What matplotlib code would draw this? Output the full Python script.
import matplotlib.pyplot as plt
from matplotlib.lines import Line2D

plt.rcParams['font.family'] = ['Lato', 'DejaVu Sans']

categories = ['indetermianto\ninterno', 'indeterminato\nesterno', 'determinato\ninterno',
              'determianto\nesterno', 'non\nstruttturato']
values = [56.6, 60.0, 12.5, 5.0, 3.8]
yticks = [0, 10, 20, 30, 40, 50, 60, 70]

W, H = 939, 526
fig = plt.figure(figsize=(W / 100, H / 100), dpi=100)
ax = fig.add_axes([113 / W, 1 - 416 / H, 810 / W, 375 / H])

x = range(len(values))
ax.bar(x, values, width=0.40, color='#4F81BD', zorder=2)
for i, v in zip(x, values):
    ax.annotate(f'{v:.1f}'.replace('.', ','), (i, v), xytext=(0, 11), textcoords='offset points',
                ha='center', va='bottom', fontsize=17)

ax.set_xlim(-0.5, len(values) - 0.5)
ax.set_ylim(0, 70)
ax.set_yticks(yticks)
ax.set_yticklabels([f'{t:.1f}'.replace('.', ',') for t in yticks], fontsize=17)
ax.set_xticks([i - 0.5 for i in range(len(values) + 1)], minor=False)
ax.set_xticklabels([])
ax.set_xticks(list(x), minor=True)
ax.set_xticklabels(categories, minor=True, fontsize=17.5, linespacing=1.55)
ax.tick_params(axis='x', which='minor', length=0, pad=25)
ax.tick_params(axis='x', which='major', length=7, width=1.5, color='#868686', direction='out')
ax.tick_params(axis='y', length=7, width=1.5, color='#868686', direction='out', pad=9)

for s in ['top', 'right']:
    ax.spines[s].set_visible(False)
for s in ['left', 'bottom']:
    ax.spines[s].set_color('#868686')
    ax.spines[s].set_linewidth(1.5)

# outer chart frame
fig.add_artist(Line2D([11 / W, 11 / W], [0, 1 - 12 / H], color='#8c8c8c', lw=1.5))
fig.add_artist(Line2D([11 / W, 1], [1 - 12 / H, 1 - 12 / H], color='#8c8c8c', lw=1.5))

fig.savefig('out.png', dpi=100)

● ● ● ●

Write the whole listing out again. Keep every line exactly as it is.

What matplotlib code would draw this? Output the full Python script.
import matplotlib.pyplot as plt
from matplotlib.lines import Line2D

plt.rcParams['font.family'] = ['Lato', 'DejaVu Sans']

categories = ['indetermianto\ninterno', 'indeterminato\nesterno', 'determinato\ninterno',
              'determianto\nesterno', 'non\nstruttturato']
values = [56.6, 60.0, 12.5, 5.0, 3.8]
yticks = [0, 10, 20, 30, 40, 50, 60, 70]

W, H = 939, 526
fig = plt.figure(figsize=(W / 100, H / 100), dpi=100)
ax = fig.add_axes([113 / W, 1 - 416 / H, 810 / W, 375 / H])

x = range(len(values))
ax.bar(x, values, width=0.40, color='#4F81BD', zorder=2)
for i, v in zip(x, values):
    ax.annotate(f'{v:.1f}'.replace('.', ','), (i, v), xytext=(0, 11), textcoords='offset points',
                ha='center', va='bottom', fontsize=17)

ax.set_xlim(-0.5, len(values) - 0.5)
ax.set_ylim(0, 70)
ax.set_yticks(yticks)
ax.set_yticklabels([f'{t:.1f}'.replace('.', ',') for t in yticks], fontsize=17)
ax.set_xticks([i - 0.5 for i in range(len(values) + 1)], minor=False)
ax.set_xticklabels([])
ax.set_xticks(list(x), minor=True)
ax.set_xticklabels(categories, minor=True, fontsize=17.5, linespacing=1.55)
ax.tick_params(axis='x', which='minor', length=0, pad=25)
ax.tick_params(axis='x', which='major', length=7, width=1.5, color='#868686', direction='out')
ax.tick_params(axis='y', length=7, width=1.5, color='#868686', direction='out', pad=9)

for s in ['top', 'right']:
    ax.spines[s].set_visible(False)
for s in ['left', 'bottom']:
    ax.spines[s].set_color('#868686')
    ax.spines[s].set_linewidth(1.5)

# outer chart frame
fig.add_artist(Line2D([11 / W, 11 / W], [0, 1 - 12 / H], color='#8c8c8c', lw=1.5))
fig.add_artist(Line2D([11 / W, 1], [1 - 12 / H, 1 - 12 / H], color='#8c8c8c', lw=1.5))

fig.savefig('out.png', dpi=100)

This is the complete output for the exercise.